What is a d + id superconductor and why does it break time reversal symmetry?

Question

There are a lot of publications dealing with d-wave and d + id superconductivity, but I found no satisfying answer what exactly makes a superconductor d + id and why they break time reversal symmetry. Is it the same with p + ip superconductors? Also, what do these tearms (p + ip, d + id) mean? Do the wavefunction of the Cooper pairs in real space or the superconducting gap in k-space have corresponding symmetries?

Answer 1

A $d+id$ superconductor breaks time reversal symmetry just like a $p+ip$ one does.

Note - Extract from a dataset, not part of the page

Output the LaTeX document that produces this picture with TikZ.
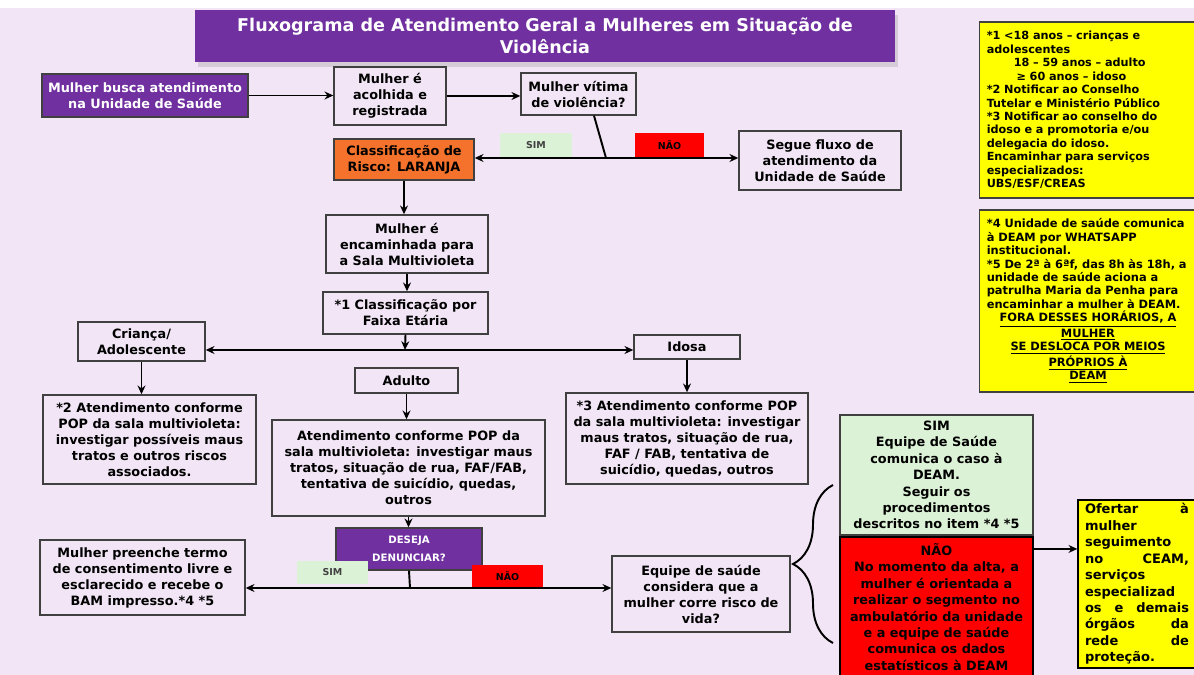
\documentclass[tikz,border=0pt]{standalone}
\usepackage{fontspec}
\setmainfont{DejaVu Sans}
\usetikzlibrary{arrows.meta,shadows,decorations.pathreplacing}
\definecolor{fundo}{HTML}{F2E6F6}
\definecolor{roxo}{HTML}{7030A0}
\definecolor{laranja}{HTML}{F4722B}
\definecolor{vermelho}{HTML}{FF0000}
\definecolor{amarelo}{HTML}{FFFF00}
\definecolor{verde}{HTML}{DCF2D6}
\definecolor{borda}{HTML}{404040}
\setlength{\parindent}{0pt}

\begin{document}
\begin{tikzpicture}[x=0.02cm, y=-0.02cm, >={Stealth[length=5pt,width=4.5pt]},
    caixa/.style={draw=borda, line width=0.8pt, fill=fundo, align=center, inner sep=1pt,
      font=\bfseries\fontsize{7.3}{9.1}\selectfont,
      drop shadow={shadow xshift=0.8pt, shadow yshift=-0.8pt, opacity=0.3}},
    caixaroxa/.style={caixa, fill=roxo, text=white},
    rotulo/.style={inner sep=0pt, font=\bfseries\fontsize{5.4}{6.5}\selectfont},
    nota/.style={draw=borda, line width=0.6pt, fill=amarelo, inner xsep=4pt, inner ysep=2pt,
      font=\bfseries\fontsize{6.4}{7.65}\selectfont,
      drop shadow={shadow xshift=0.8pt, shadow yshift=-0.8pt, opacity=0.3}},
    seta/.style={->, line width=1.1pt}]
  \useasboundingbox (0,0) rectangle (1194,675);
  \fill[fundo] (0,0) rectangle (1194,675);
  \fill[white] (0,0) rectangle (1194,8);

  \node[fill=roxo, text=white, align=center, minimum width=14cm, minimum height=1.04cm,
    font=\bfseries\fontsize{10}{12.5}\selectfont,
    drop shadow={shadow xshift=1.5pt, shadow yshift=-3pt, opacity=0.25}] (titulo) at (545,36)
    {Fluxograma de Atendimento Geral a Mulheres em Situação de\\Violência};

  \node[caixaroxa, minimum width=4.12cm, minimum height=0.86cm] (busca) at (145,95.5) {Mulher busca atendimento\\na Unidade de Saúde};
  \node[caixa, minimum width=2.24cm, minimum height=1.16cm] (acolhida) at (390,96) {Mulher é\\acolhida e\\registrada};
  \node[caixa, minimum width=2.3cm, minimum height=0.84cm] (vitima) at (578.5,94) {Mulher vítima\\de violência?};
  \node[caixa, fill=laranja, minimum width=2.8cm, minimum height=0.82cm] (classif) at (404,159.5) {Classificação de\\Risco: LARANJA};
  \node[caixa, minimum width=3.24cm, minimum height=1.18cm] (segue) at (820,160.5) {Segue fluxo de\\atendimento da\\Unidade de Saúde};
  \node[caixa, minimum width=3.24cm, minimum height=1.16cm] (sala) at (407,244) {Mulher é\\encaminhada para\\a Sala Multivioleta};
  \node[caixa, minimum width=3.3cm, minimum height=0.84cm] (faixa) at (405.5,313) {*1 Classificação por\\Faixa Etária};
  \node[caixa, minimum width=2.54cm, minimum height=0.78cm] (crianca) at (141.5,341.5) {Criança/\\Adolescente};
  \node[caixa, minimum width=2.12cm, minimum height=0.48cm] (idosa) at (687,347) {Idosa};
  \node[caixa, minimum width=2.06cm, minimum height=0.5cm] (adulto) at (406.5,380.5) {Adulto};
  \node[caixa, minimum width=4.26cm, minimum height=1.78cm] (pop2) at (149.5,439.5) {*2 Atendimento conforme\\POP da sala multivioleta:\\investigar possíveis maus\\tratos e outros riscos\\associados.};
  \node[caixa, minimum width=5.46cm, minimum height=1.92cm] (pop) at (408.5,468) {Atendimento conforme POP da\\sala multivioleta: investigar maus\\tratos, situação de rua, FAF/FAB,\\tentativa de suicídio, quedas,\\outros};
  \node[caixa, minimum width=4.84cm, minimum height=1.82cm] (pop3) at (687,438.5) {*3 Atendimento conforme POP\\da sala multivioleta: investigar\\maus tratos, situação de rua,\\FAF / FAB, tentativa de\\suicídio, quedas, outros};
  \node[caixaroxa, minimum width=2.92cm, minimum height=0.84cm, font=\bfseries\fontsize{5.8}{10}\selectfont] (deseja) at (409,549) {DESEJA\\DENUNCIAR?};
  \node[caixa, minimum width=4.1cm, minimum height=1.5cm] (termo) at (142.5,577.5) {Mulher preenche termo\\de consentimento livre e\\esclarecido e recebe o\\BAM impresso.*4 *5};
  \node[caixa, minimum width=3.56cm, minimum height=1.52cm] (equipe) at (701,594) {Equipe de saúde\\considera que a\\mulher corre risco de\\vida?};
  \node[caixa, fill=verde, minimum width=3.86cm, minimum height=2.4cm, font=\bfseries\fontsize{7.3}{9.35}\selectfont] (simcaixa) at (936.5,475) {SIM\\Equipe de Saúde\\comunica o caso à\\DEAM.\\Seguir os\\procedimentos\\descritos no item *4 *5};
  \node[caixa, fill=vermelho, draw=black, line width=1.2pt, minimum width=3.86cm, minimum height=2.8cm, font=\bfseries\fontsize{7.3}{9.35}\selectfont] (naocaixa) at (936.5,607) {NÃO\\No momento da alta, a\\mulher é orientada a\\realizar o segmento no\\ambulatório da unidade\\e a equipe de saúde\\comunica os dados\\estatísticos à DEAM};
  \node[caixa, fill=amarelo, draw=black, minimum width=2.36cm, minimum height=3.36cm, text width=2.08cm, align=none, font=\bfseries\fontsize{7.4}{9.35}\selectfont] (ofertar) at (1137,584) {Ofertar\hfill à\\mulher\\seguimento\\no\hfill CEAM,\\serviços\\especializad\\os\hfill e\hfill demais\\órgãos\hfill da\\rede\hfill de\\proteção.};

  \node[nota, minimum width=4.32cm, minimum height=3.52cm, text width=4.05cm] (nota1) at (1088,110) {*1 <18 anos – crianças e\\adolescentes\\\hspace*{2.4em}18 – 59 anos – adulto\\\hspace*{2.65em}≥ 60 anos – idoso\\{}*2 Notificar ao Conselho\\Tutelar e Ministério Público\\{}*3 Notificar ao conselho do\\idoso e a promotoria e/ou\\delegacia do idoso.\\Encaminhar para serviços\\especializados:\\UBS/ESF/CREAS};
  \node[nota, minimum width=4.32cm, minimum height=3.64cm, text width=4.05cm, font=\bfseries\fontsize{6.5}{7.65}\selectfont] (nota2) at (1088,301) {{\raggedright *4 Unidade de saúde comunica\\à DEAM por WHATSAPP\\institucional.\\{}*5 De 2ª à 6ªf, das 8h às 18h, a\\unidade de saúde aciona a\\patrulha Maria da Penha para\\encaminhar a mulher à DEAM.\par}{\centering\underline{FORA DESSES HORÁRIOS, A}\\\underline{MULHER}\\\underline{SE DESLOCA POR MEIOS}\\\underline{PRÓPRIOS À}\\\underline{DEAM}\par}};

  \coordinate (j1) at (606,158);
  \coordinate (j2) at (405,350);
  \coordinate (j3) at (410,588);
  \coordinate (chavebaixo) at (833,643);
  \coordinate (chavetopo) at (833,485);
  \coordinate (na) at ([yshift=-0.26cm]naocaixa.north east);

  \draw[seta] (busca) -- (busca -| acolhida.west);
  \draw[seta] (acolhida.east) -- (acolhida.east -| vitima.west);
  \draw[line width=1.1pt] ([xshift=0.31cm]vitima.south) -- (j1);
  \draw[seta] (j1) -- (j1 -| classif.east);
  \draw[seta] (j1) -- (j1 -| segue.west);
  \draw[seta] (classif.south) -- (classif.south |- sala.north);
  \draw[seta] (sala.south) -- (sala.south |- faixa.north);
  \draw[seta] (faixa.south) -- (j2);
  \draw[seta, <->] (crianca.east |- j2) -- (j2 -| idosa.west);
  \draw[seta] (crianca.south) -- (crianca.south |- pop2.north);
  \draw[seta] (idosa.south) -- (idosa.south |- pop3.north);
  \draw[seta] (adulto.south) -- (adulto.south |- pop.north);
  \draw[seta] (pop.south) -- (pop.south |- deseja.north);
  \draw[line width=1.1pt] (deseja.south) -- (j3);
  \draw[seta] (j3) -- (j3 -| termo.east);
  \draw[seta] (j3) -- (j3 -| equipe.west);
  \draw[line width=1.1pt, decorate, decoration={brace, amplitude=0.8cm}] (chavebaixo) -- (chavetopo);
  \draw[seta] (na) -- (na -| ofertar.west);

  \node[rotulo, fill=verde, minimum width=1.44cm, minimum height=0.48cm, text=borda] (sim1) at (536,145) {SIM};
  \node[rotulo, fill=vermelho, minimum width=1.38cm, minimum height=0.48cm] (nao1) at (669.5,145) {NÃO};
  \node[rotulo, fill=verde, minimum width=1.42cm, minimum height=0.46cm, text=borda] (sim2) at (332.5,572.5) {SIM};
  \node[rotulo, fill=vermelho, minimum width=1.42cm, minimum height=0.44cm] (nao2) at (507.5,576) {NÃO};
\end{tikzpicture}
\end{document}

In a $d+id$ superconductor, there are two coexisting $d$-wave order parameter. For example, there are two representations of $D_{4h}$ point group that have four nodes (directions where the order parameter vanishes), commonly noted as $\Delta_{d_{x^2-y^2}}\sim \cos(k_x)-\cos(k_y)$ and $\Delta_{d_{xy}}\sim \sin(k_x)\sin(k_y)$. By $d+id$, one means that both $\Delta_{d_{x^2-y^2}}$ and $\Delta_{d_{xy}}$ are nonzero, and moreover the relative phase between $\Delta_{d_{x^2-y^2}}$ and $\Delta_{d_{xy}}$ (since SC order parameters are in general complex) is $\pi/2$. Under time reversal, the relative phase becomes $-\pi/2$, and such a state can be denoted as $d-id$ state. Therefore time-reversal is broken.

Yes, in real space a $d+id$ superconductor is odd under $\pi/2$ rotations, just like a regular $d$-wave superconductor.

Answer 2

At present, the mechanism of the superconductivity in systems like Na$_{0.35}$CoO$_2$·1.3H$_2$O are of high interest. The CoO$_2$ layers have been modeled as a spin 1/2 antiferromagnetic Mott insulator on a triangular lattice. By using resonate valence bond mean-field analysis, this supports the view that the superconducting order parameter has the spin-singlet broken- time-reversal symmetry chiral $d_{x^2−y^2} \pm id_{xy}$ pairing symmetry.